## [What to work on]
Begin with the first line of the material and write out each line exactly, ending with the line that contains "const seriesNames = ['indeks". Pictures are not part of the copy.
-*-
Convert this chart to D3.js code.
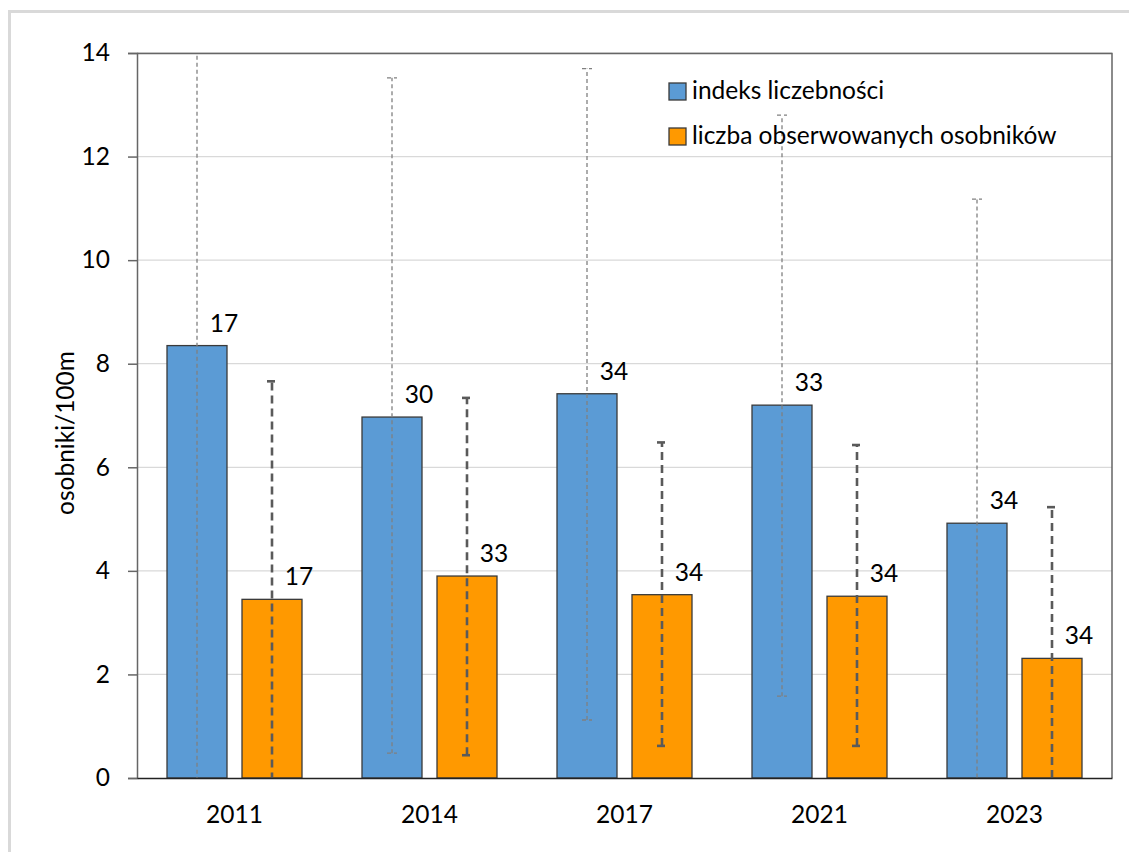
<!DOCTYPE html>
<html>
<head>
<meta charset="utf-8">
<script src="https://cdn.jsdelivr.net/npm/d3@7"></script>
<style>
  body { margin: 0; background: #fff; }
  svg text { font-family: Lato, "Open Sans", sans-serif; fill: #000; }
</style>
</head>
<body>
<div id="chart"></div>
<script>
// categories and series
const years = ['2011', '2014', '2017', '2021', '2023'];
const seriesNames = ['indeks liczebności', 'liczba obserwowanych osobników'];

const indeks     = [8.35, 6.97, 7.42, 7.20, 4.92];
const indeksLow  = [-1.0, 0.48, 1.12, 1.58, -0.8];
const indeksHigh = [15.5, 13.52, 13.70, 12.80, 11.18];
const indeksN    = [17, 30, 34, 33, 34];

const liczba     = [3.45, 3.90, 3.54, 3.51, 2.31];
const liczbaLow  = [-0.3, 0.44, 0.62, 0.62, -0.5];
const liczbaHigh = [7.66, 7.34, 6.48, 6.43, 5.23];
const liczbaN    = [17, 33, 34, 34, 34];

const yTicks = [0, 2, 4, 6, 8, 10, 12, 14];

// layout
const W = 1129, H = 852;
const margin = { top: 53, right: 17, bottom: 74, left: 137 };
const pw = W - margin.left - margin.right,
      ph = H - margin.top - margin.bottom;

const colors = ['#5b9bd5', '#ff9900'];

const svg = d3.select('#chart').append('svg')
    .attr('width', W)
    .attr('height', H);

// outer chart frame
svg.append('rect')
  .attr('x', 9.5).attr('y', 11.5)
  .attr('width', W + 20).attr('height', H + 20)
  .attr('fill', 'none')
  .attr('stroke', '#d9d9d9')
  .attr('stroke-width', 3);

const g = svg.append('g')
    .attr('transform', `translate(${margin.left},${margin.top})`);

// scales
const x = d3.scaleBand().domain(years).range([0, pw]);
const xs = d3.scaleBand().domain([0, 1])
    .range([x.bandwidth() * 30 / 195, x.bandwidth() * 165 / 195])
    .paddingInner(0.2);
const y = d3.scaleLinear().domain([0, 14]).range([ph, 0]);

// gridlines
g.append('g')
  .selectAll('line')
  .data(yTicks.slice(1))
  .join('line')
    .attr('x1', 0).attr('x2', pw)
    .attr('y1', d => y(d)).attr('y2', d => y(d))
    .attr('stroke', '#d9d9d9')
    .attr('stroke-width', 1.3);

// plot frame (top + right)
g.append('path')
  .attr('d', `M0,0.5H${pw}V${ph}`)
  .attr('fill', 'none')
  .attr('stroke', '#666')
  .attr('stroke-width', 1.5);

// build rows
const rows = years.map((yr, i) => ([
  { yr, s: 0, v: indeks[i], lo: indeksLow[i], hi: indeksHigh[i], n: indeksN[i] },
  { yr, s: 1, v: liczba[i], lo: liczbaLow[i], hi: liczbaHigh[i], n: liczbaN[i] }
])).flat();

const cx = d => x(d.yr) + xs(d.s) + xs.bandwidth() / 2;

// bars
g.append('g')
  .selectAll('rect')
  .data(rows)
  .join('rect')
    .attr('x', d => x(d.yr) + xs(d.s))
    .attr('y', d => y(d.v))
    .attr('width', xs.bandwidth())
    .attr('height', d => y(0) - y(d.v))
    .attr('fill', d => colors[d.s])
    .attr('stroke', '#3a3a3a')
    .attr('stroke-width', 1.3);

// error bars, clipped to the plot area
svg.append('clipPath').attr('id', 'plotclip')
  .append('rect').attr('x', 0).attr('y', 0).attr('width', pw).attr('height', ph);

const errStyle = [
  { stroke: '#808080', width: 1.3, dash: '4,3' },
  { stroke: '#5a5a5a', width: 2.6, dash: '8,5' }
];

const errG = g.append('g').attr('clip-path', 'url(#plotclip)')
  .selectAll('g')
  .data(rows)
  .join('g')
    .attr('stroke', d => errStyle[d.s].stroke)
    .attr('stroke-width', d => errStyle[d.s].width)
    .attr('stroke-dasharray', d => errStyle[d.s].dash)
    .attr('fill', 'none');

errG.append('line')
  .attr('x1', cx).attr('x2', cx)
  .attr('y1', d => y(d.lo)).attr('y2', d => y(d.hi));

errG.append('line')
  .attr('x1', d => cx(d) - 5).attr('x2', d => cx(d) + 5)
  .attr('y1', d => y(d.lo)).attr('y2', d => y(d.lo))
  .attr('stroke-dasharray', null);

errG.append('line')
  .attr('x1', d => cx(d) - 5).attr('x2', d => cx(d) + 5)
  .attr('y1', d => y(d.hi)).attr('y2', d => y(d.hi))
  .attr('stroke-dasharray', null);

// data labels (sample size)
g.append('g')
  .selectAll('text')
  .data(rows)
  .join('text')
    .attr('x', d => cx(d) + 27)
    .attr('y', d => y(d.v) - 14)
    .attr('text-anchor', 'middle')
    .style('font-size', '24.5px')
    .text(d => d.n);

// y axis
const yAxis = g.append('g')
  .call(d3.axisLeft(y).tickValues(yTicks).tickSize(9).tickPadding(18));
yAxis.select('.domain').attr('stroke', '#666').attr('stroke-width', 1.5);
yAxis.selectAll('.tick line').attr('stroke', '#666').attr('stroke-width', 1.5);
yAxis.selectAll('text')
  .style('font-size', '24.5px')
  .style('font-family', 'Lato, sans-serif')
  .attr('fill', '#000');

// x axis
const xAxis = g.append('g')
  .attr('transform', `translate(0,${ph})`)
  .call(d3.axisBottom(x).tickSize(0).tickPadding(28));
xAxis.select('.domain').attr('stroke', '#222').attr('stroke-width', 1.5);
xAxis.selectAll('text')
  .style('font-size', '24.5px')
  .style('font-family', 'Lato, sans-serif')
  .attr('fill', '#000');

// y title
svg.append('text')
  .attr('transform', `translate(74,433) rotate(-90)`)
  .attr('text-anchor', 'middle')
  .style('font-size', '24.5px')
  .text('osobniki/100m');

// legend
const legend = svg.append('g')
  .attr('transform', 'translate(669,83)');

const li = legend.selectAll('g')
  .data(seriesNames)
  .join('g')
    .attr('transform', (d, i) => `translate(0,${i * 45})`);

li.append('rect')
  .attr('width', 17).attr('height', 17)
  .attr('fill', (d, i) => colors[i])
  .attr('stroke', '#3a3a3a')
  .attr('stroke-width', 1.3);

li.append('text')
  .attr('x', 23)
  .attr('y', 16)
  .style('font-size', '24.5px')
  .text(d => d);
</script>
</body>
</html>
-*-
## [Exercise answer]
Convert this chart to D3.js code.
<!DOCTYPE html>
<html>
<head>
<meta charset="utf-8">
<script src="https://cdn.jsdelivr.net/npm/d3@7"></script>
<style>
  body { margin: 0; background: #fff; }
  svg text { font-family: Lato, "Open Sans", sans-serif; fill: #000; }
</style>
</head>
<body>
<div id="chart"></div>
<script>
// categories and series
const years = ['2011', '2014', '2017', '2021', '2023'];
const seriesNames = ['indeks liczebności', 'liczba obserwowanych osobników'];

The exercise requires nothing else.